Posted by: dstieglitz | November 1, 2008


         Including primaries, Barack Obama’s campaign has raised over $600 million as of September 30th. When October’s fund-raising and the Democratic National Committee’s contribution are added, his 2008 campaign may exceed a billion dollars – triple the previous record. No wonder he declined public financing and its $84 million cap! But the money was well invested, at least from the Democrat’s viewpoint, since the polls say we will have a liberal President for the next four years. The indicators I rely on point toward the same election result.
         More than that, this appears to be a watershed election like President Reagan’s election in 1980, but in reverse. Conservatism (my natural leaning) is on the way out and liberalism is in. Not because of any wonderful vision the liberals have offered, rather because conservatives are self-destructing. Historically, conservatives champion smaller government, fiscal responsibility, individual rights, and an economy free of government intervention. The Bush administration has done the opposite. Most Americans disapprove of his actions, but the fact that a conservative President took liberal actions indicates that conservatism probably isn’t the best strategy in today’s global economy. Based on his Senate voting record, Obama is the most liberal of all 100 senators – further left than John Kerry. A liberal direction for the country scares me, but I may have to “tame my dragons” and change.
         These developments have caused a big shift in the Change Quotient which measures the candidates’ ability to change Washington on a zero-to-one hundred scale. Not because of the debates – they were a draw. The shift has come from Obama’s advertising blitz over the airwaves and electronic media. I haven’t counted, but there seem to be three Obama ads for every McCain ad. A billion dollars will do that. Both of them produce the same number of attack ads which I just ignore. That leaves Obama with many more ads than McCain to market his economic, tax, energy, and health care plans. In addition, I receive two or three emails daily from Obama, but rarely any from McCain. Among other things, that tells me Obama is in tune with current communications media, a key factor in change.
         According to the Change Quotient, with four days to go until the election Obama has a clear lead as the candidate most able to change Washington. The ratings for Obama and McCain are:
         Change Quotient (CQ) Ratings
                      Jul    Aug   Sep   Oct  Nov                                
      Obama     75     76     78      72    81  
      McCain     73     72     76      73   73
That means if Obama is elected, he is more likely to be able to implement his liberal program than McCain would be to implement his conservative program. A CQ rating of 81 is significantly less than President Reagan’s 91 or Johnson’s 90, two presidents who accomplished major changes. Obama’s scores went up in: (1) Consistent Ideas because of the clarity he has achieved in communicating his programs, (2) Forming Relationships especially with non-partisan thinkers like Paul Volcker and Colin Powell, and (3) Ability to Execute because of the effectiveness of his campaign. As a businessman, I admire the focus, efficiency, and results of his fund-raising machine, and hope that he will apply that expertise to manage the Executive Branch. That being said, the changes Obama proposes alarm me, and that’s why I’ll make my decision behind the curtain on Tuesday. I will definitely vote Tuesday – and you should too.
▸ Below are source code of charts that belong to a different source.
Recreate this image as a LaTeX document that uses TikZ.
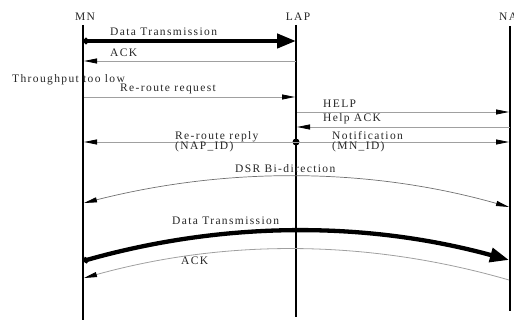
\documentclass[tikz,border=0pt]{standalone}
\usepackage{fontspec}
\setmainfont{Liberation Serif}[LetterSpace=12]
\usetikzlibrary{arrows.meta}
\definecolor{msggray}{HTML}{A0A0A0}
\definecolor{arcgray}{HTML}{707070}
\definecolor{txtgray}{HTML}{262626}
\begin{document}
\begin{tikzpicture}[x=1pt,y=-1pt,
  lbl/.style={anchor=base west,inner sep=0pt,text=txtgray,font=\fontsize{11.5}{13}\selectfont},
  head/.style={anchor=base,inner sep=0pt,text=txtgray,font=\fontsize{11.5}{13}\selectfont},
  life/.style={line width=1.5pt,black},
  msg/.style={msggray,line width=0.8pt,-{Triangle[length=13pt,width=5pt,color=black]}},
  bigmsg/.style={black,line width=4.3pt,{Circle[length=6pt]}-{Triangle[length=19pt,width=14pt]}},
  arcmsg/.style={arcgray,line width=0.7pt}]
\useasboundingbox (0,0) rectangle (514,320);
% headings
\node[head] (MN) at (85,21) {MN};
\node[head] (LAP) at (298,21) {LAP};
\node[head] (NAP) at (512,21) {NAP};
% lifelines
\coordinate (mnT) at (83,25); \coordinate (mnB) at (83,320);
\coordinate (lapT) at (296,25); \coordinate (lapB) at (296,317);
\coordinate (napT) at (510,26); \coordinate (napB) at (510,311);
\draw[life] (mnT) -- (mnB);
\draw[life] (lapT) -- (lapB);
\draw[life] (napT) -- (napB);
% message endpoints
\coordinate (m1) at (83,41); \coordinate (l1) at (296,41);
\coordinate (m2) at (84,61); \coordinate (l2) at (296,61);
\coordinate (m3) at (84,97); \coordinate (l3) at (295,97);
\coordinate (l4) at (297,112); \coordinate (n4) at (509,112);
\coordinate (l5) at (297,127); \coordinate (n5) at (510,127);
\coordinate (m6) at (84,142); \coordinate (n6) at (509,142);
\node[circle,fill=black,inner sep=0pt,minimum size=7pt] (l6) at (296,142) {};
% straight messages
\draw[bigmsg] (m1) -- (l1);
\node[lbl] (t1) at (110,36) {Data Transmission};
\draw[msg] (l2) -- (m2);
\node[lbl] (t2) at (110,57) {ACK};
\node[lbl] (t3) at (12,83) {Throughput too low};
\draw[msg] (m3) -- (l3);
\node[lbl] (t4) at (120,92) {Re-route request};
\draw[msg] (l4) -- (n4);
\node[lbl] (t5) at (323,108) {HELP};
\draw[msg] (n5) -- (l5);
\node[lbl] (t6) at (323,122) {Help ACK};
\draw[msg] (l6.center) -- (m6);
\draw[msg] (l6.center) -- (n6);
\node[lbl] (t7) at (175,140) {Re-route reply};
\node[lbl] (t8) at (175,150) {(NAP\_ID)};
\node[lbl] (t9) at (332,140) {Notification};
\node[lbl] (t10) at (332,150) {(MN\_ID)};
% DSR bi-direction arc
\coordinate (d1) at (84,203); \coordinate (d2) at (509,207);
\coordinate (dc1) at (226,167); \coordinate (dc2) at (368,167);
\draw[arcmsg,{Triangle[length=13pt,width=5pt,color=black]}-{Triangle[length=13pt,width=5pt,color=black]}] (d1) .. controls (dc1) and (dc2) .. (d2);
\node[lbl] (t11) at (235,173) {DSR Bi-direction};
% thick data arc
\coordinate (e1) at (83,261); \coordinate (e2) at (509,260);
\coordinate (ec1) at (225,221); \coordinate (ec2) at (366,221);
\draw[bigmsg] (e1) .. controls (ec1) and (ec2) .. (e2);
\node[lbl] (t12) at (172,225) {Data Transmission};
% ACK arc
\coordinate (f1) at (509,280); \coordinate (f2) at (84,278);
\coordinate (fc1) at (367,239); \coordinate (fc2) at (225,239);
\draw[msggray,line width=0.8pt,-{Triangle[length=13pt,width=5pt,color=black]}] (f1) .. controls (fc1) and (fc2) .. (f2);
\node[lbl] (t13) at (181,265) {ACK};
\end{tikzpicture}
\end{document}
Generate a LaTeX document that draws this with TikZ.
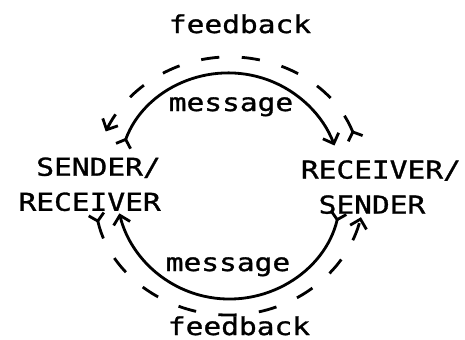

  1. Very interesting reading especially coming from a conservative. My reasoning for saying this, is that the conservative movement has, in recent times, put too much energy in divisive thinking (i.e. We are all good, and liberals are all bad). It is self destructive for a group that espouses “Country First”. I think Dick raises soem very powerful arguments, and to acknowledge his own fear that maybe the tides of change are at work in their infinitely wise ways.

    I choose to see it as a Pendulum, however. It swings too far one direction and the natural corrective action of Nature’s Balance will pull it back in the other direction, and the cycle repeats.

    Where I differ with Dick is in the acknowledgement that the Bush Policies were “Liberal” in nature. Both Conservatives and Liberals want the same things, effective government – neither has a monopoly on what is right. The history of the last 20 or more years shows that Conservative Presidents out spend Liberal Presidents, while touting “Smaller Government”. The reality is: “Both parties spend on what is important to them.”

    In my lifetime, I have found that Liberal ideas are not all bad, nor Conservative ideas are all good. The idea of America, a country where one man has one vote and all people are are presumed to be created equal, is a liberal idea. My response is not a defense of liberalism, but rather a defense of the Attack of Liberalism, the devisive agenda that has been brought to the forefront by a small group of individuals.

    Naturally, most people fall under the Bell shaped curve within 1 standard deviation. The farther out in each direction, the more radical. I am hoping the colloquialisms of the Bush Administration are a thing of the past (i.e. The Democrats are the Party of “Cut and Run” and other divisive remarks). Speaking of Colin Powell, I thought his comments were extremely well pondered, healing in nature, and corrective. I challenge all individual, Liberal or Conservative return to the days of Civic Importance vs. the Party Importance.